Without doubt, r,d and c are double precision variables. So for example, r = 999.999999999987676524e-3 and d = 40.2384869730987304592e-6. To be honest, I don't know what this means. Is r meant to be 1 an I've rounded, or it this correct? Not sure what d could be rounded to.

"the uni64() doubles have been multiplied by 2^53"

Is this the secret? Rounding /accumulation errors do occur as expected. But by shifting left 53 times, they effectively become part of the randomness in the lower significance bits. What seems like random errors in precision become part of the randomness. And if so, this would appear to be a floating point random number generator... ## Solution

I think this is a question where the ambiguity of common terms like "CSPRNG" gets in the way. The problem is that when talking about "CSPRNGs" in different contexts, people variously refer to either:

1. Deterministic algorithms that must produce the same results when given the same inputs. Example: stream ciphers, where Alice and Bob must produce the same keystream if they are to communicate successfully.
2. Nondeterministic algorithms where there is no such requirement, and ideally could be replaced by a true random generator. Example: operating system random generators, where the practical solution has been to compose a deterministic pseudorandom generator with a physical noise source, to yield output that is both nondeterministic and pseudorandom.

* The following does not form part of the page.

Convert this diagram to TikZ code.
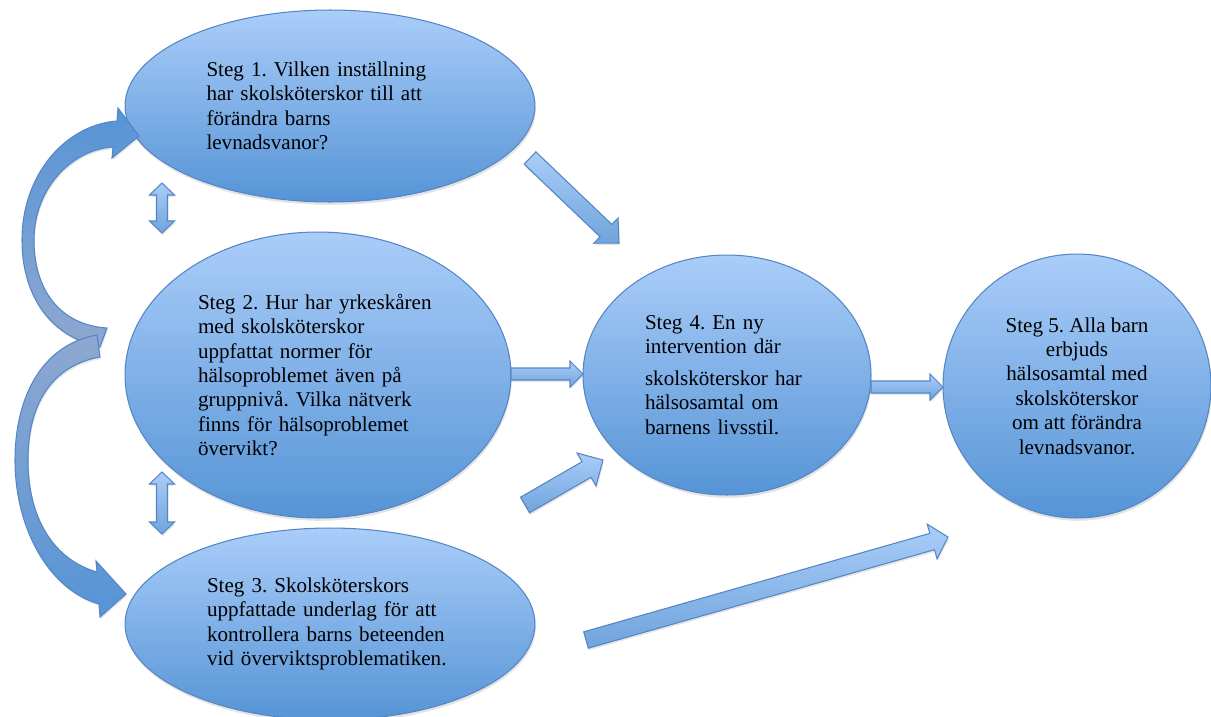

Unpredictable rounding errors are a problem for #1, but perhaps not so for #2. And if the latter is so, then floating point numbers are just bit-strings and floating point operations are just bit-string operations; the question about building a counter-mode "CSPRNG" is then whether there are there ways of composing these operations into a scrambling function that yields something resistant to cryptanalysts' best efforts.